Some might wonder why would a Swedish organization would develop an entire exhibit on the culture of an east African community. For Ingrid Nyholm-Lange, the institute's family programs coordinator, the better question is 'Why not?'
"The Swedes were immigrants here as well. We're just farther along on this historical trajectory than they are," Nyholm-Lange said. "As an institution it's important for us to reach out to new immigrant audiences and having this exhibit Dressing Oromo is just one of the many ways we do that."
For members of the Oromo Young Generation, the first step was accepting how few Minnesotans had ever heard of them.
"They assume I'm Somali, but when I tell them I'm Oromo, they don't know," said Hamdi Abdujalil. "So I have to tell them I'm Ethiopian. They will know Ethiopia."
During the recent tour, Mubarak Hassan led visitors to a map of his native Oromia. One visitor wanted to know if his homeland was near Somalia.
When Hassan explained that Oromia borders Somalia and Kenya, another said, "I've heard of Djibouti, but I'd never heard of this."
"That's the thing," Hassan replied. "The whole point of doing this is to raise awareness. That's our identity, you know."
The exhibit's opening included videos and dance performances. It also offered a crash-course on the state of Oromia and its 45 million people.
Abdurahman Mustafa Kadir, a student at the University of Minnesota-Duluth, spoke of the abuses against the Oromo in Ethiopia, long documented by human rights organizations.
"Killing and torturing and putting people in prison, just for political opinion," Mustafa Kadir said.
That reality drives 17-year-old Umar Hassan to share his heritage with others in the United States.
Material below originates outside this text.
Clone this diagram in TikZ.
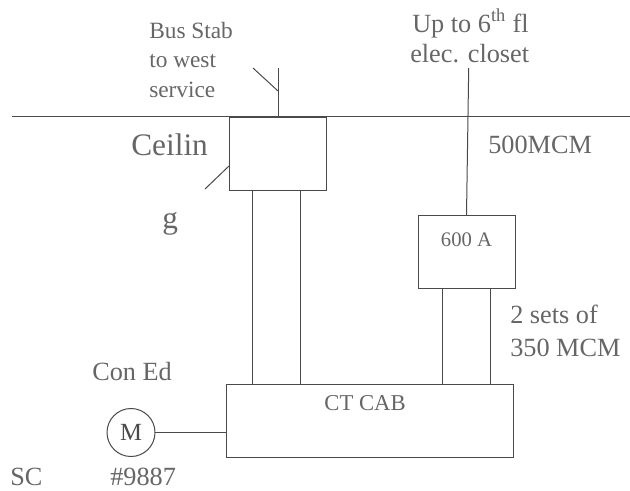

"People sacrificed their life to sustain the Oromo culture," he said. "We cherish our culture very much."
Many of the young curators behind Dressing Oromo left their homeland when they were small children. Advisor Tsehai Wodajo said that, besides sharing their culture, the exhibit gave Oromos in Minnesota a chance to learn about themselves.
"When we were working on this, they said they took for granted being an Oromo," Wodajo said. "Then doing the research they were really able to get to know who they are and about their people. For them, being proud of who they are — and their identity — is really incredible."